Frozen asset: Enniscorthy not for sale

Historic Enniscorthy farm raised eyebrows when it sold for a record-breaking $17 million in 2001, an all-time high for Albemarle County property.

Little more than a year later, the estate was in the news again when its new owner, former Tyco chief financial officer Mark Swartz, was indicted along with extravagant party thrower/former CEO Dennis Kozlowski for allegedly bilking the company of $600 million.

Since October, the two have been on trial in New York for, among other things, using $170 million in company loans to buy homes, art, and a $6,000 shower curtain for Kozlowski's New York apartment.

On December 1, a former Tyco manager testified that she took care of Kozlowski and Swartz's personal finances while on the Tyco payroll, including paying the bills for Swartz's farm and Kozlowski's yacht.

As part of an asset forfeiture action, the government has frozen $600 million of Kozlowski and Swartz's assets, including the pricey rolling hills of Enniscorthy.

"They can't divest without notifying the court," says Barbara Thompson at the Manhattan DA's office. "I'm sure they can pay bills for the farm because the court wants to maintain the assets."

The trial is expected to continue through January. If Swartz is convicted, "the court will rule on the seizures," says Thompson.

The news that Enniscorthy may fall into government hands has local realtors in a speculative frenzy.

"Everybody is falling all over themselves to list it or offer it to a client," says real estate agent Jim Bonner, who sold the then 100-acre estate for John Kluge in 1993 to John Pickett, former part-owner of the New York Islanders hockey team, for $1.6 million. Pickett subsequently picked up more land.

Bonner calls Enniscorthy, with its 1850 federal-style mansion and now nearly 1,400 acres, "a unique trophy property."

Swartz's purchase of the estate through Sea Ridge LLC hid the actual purchase price and dodged about $50,000 in transaction taxes. A reliable source pegs the price at $17 million.

As recently reported in The Hook, a challenger for highest-price bragging rights could be Chapel Springs Farm.

A 1,622-acre property in Free Union, Chapel Springs is listed for $19.5 million by broker Venable Minor, father of internet millionaire Halsey Minor. The broker did not return calls by press time to confirm ownership, but the online pictures of a brick house and a massive white horse barn resemble Burning Daylight Farm, one of the two massive Albemarle estates which the younger Minor purchased when CNet, the company he founded, was thriving.

In 2001, Enniscorthy was listed for a whopping $22 million, and Bonner admits he was "very" surprised at the amount Swartz paid for the property– and how quickly it sold.

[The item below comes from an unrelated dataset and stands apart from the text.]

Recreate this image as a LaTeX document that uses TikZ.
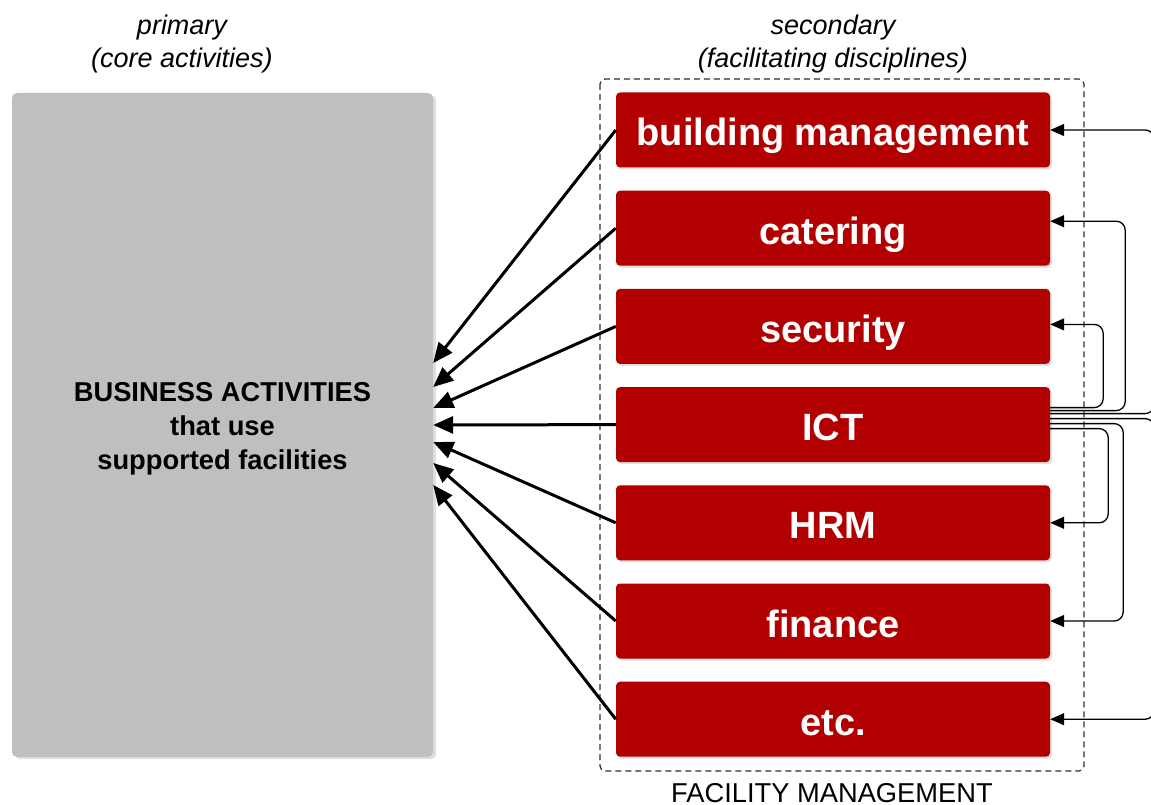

If it goes on the market, will Enniscorthy keep its position as most expensive estate in Albemarle? "It's hard to imagine anyone would want to sell it for less," says Bonner. "The reality may be different."

As for Swartz's notoriety, "I don't think it would help," Bonner says. "I don't think that's the sort of celebrity you want. People may think he could pay anything, and the price could be inflated."

Over at Enniscorthy, farm life continues normally, according to farm manager Bob Albert. "We've been working the cows and getting them ready to breed," he says.

Asked about the last time Swartz visited his country estate, Albert replies, "Well ma'am, that's none of your business."

Swartz's continued ownership depends on whether he's convicted and whether the government seizes the property. For now, a representative from Swartz's Manhattan attorney, Charles Stillman, tells The Hook, "It's not for sale."

Enniscorthy was once a Coles family plantation.